Ever since the 10th grade, maybe even before that, I have fostered this dream to go to Oxford University. I don't know what started it, really. I think I read some book where people went there. Maybe it was by Connie Willis. At any rate, I did some research and decided that, wow, it was a really cool university, especially for someone as obsessed with British history as I am, and I should maybe apply there.

Long story short, they rejected me for my undergraduate studies. In retrospect, I think this was good for me; I'm American, and I think that the British system, which is a lot more rigid and doesn't allow you to really "change majors", would have not worked out very well for me.

At any rate, I'm graduating from American University this semester, and at the end of last semester, I started applying to graduate schools. I realized that I wanted to be an archaeologist at the end of my freshman year, and so when I chose graduate schools to apply to, I decided to apply to some British schools, so I would be near the field that I want to study.

I also decided to apply to the University of Colorado at Boulder, because I was born and raised in Colorado, and I tend to feel homesick the second I leave it. As in, the second the plane lifts off the runway, no matter where I'm going, there's that little twinge -- I look back at the Rockies and I feel it -- so I didn't know if, after having been away nine months a year for four years at college, I would really be able to handle being away for that long again.
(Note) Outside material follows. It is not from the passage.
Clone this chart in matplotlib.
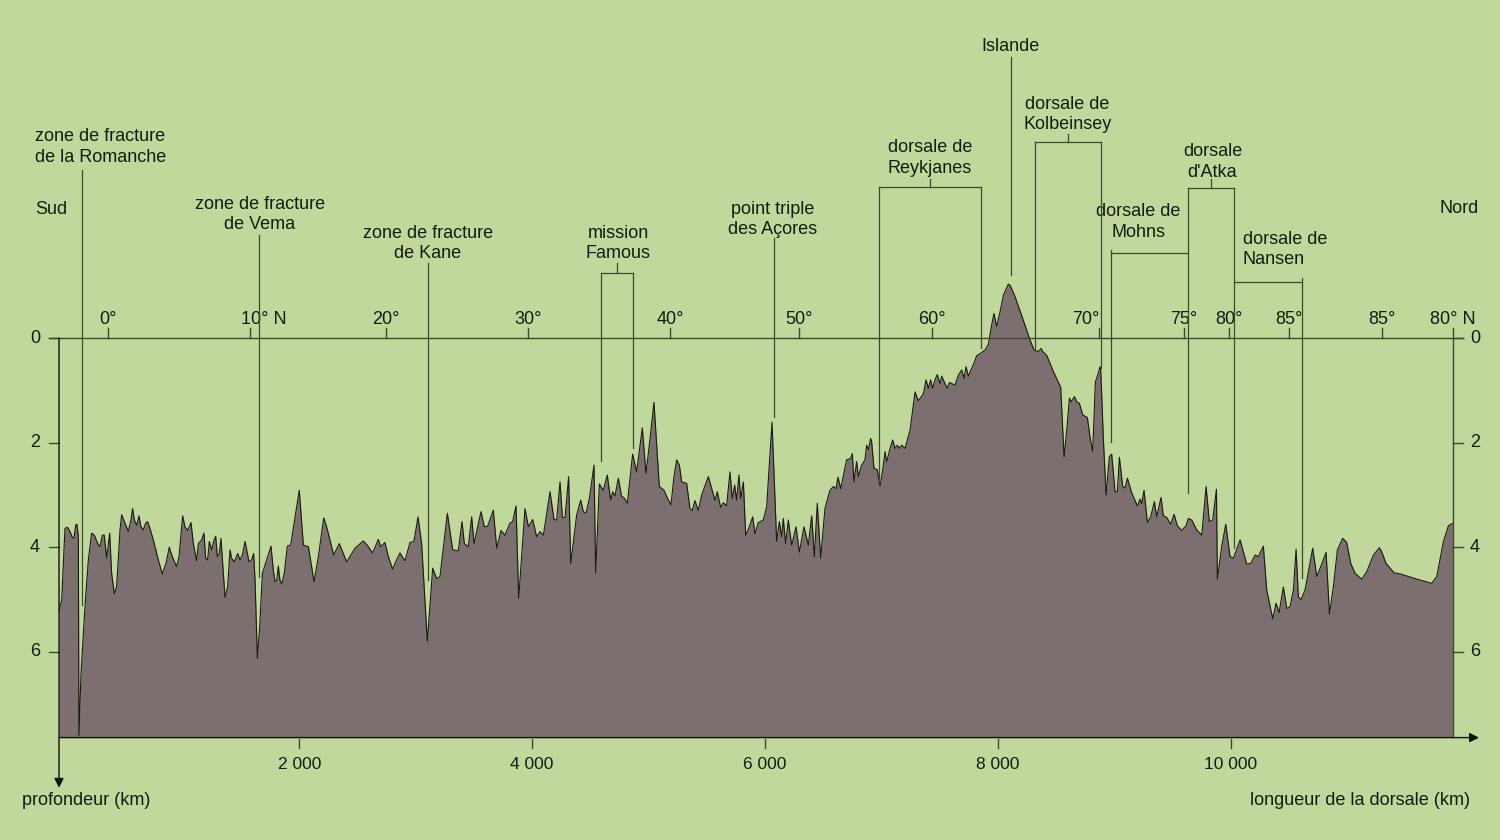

One of the British schools that I applied to was, of course, Oxford. I didn't expect to get in when I applied, but I figured, what the hell, might as well try this. I'd finally visited the city of Oxford for the first time a year ago, when I studied abroad in London, and I fell completely in love with it. I think it's one of the most beautiful places I've ever been. When I applied, I told myself, "if you get into Oxford, then you have to go there, hands down."

When I sent out the applications, I asked them to just send letters to my home address, rather than my school address, to make things easier and prevent address changes at the end of this school year. Tonight, after I made dinner, I went upstairs and saw that I had a phone message from my parents. The only thing that it could be, I knew, was either an emergency or a letter from a school. I called them back.

Turns out, I got accepted to Oxford.

I kind of had to sit down, because I started feeling lightheaded. Then I ran around calling everyone I know. For the past few months I have been plagued by this complete sense of "what am I doing, where am I going?" I couldn't envision where I would be in a year, or even six months, from now. As all of my friends began to figure out their plans for next year, it really began to wear at me, to have this complete uncertainty about my future. I like to have a plan, I like to know what's coming next and be able to prepare myself accordingly. I like to know that things are worked out for me.

Now, I mostly know what, at least, the next two years will be like. I don't know what college will accept me yet, but I'm guaranteed a place at one of them. Hopefully I get one of the two that I chose (Hertford College or Keble College), but I honestly would be happy with anything, so long as they offer scholarships and provide me with some housing. I'm going to have to take out some serious loans to pay for this, because Oxford is definitely the most expensive of all the schools I applied to, but I have been lucky thus far in my college career to always have scholarships paying for everything, so I don't have any debt right now.

This doesn't quite feel real to me right now. I don't know if it will until I get accepted to a college, or until I choose housing, or buy my plane tickets, or until I'm there.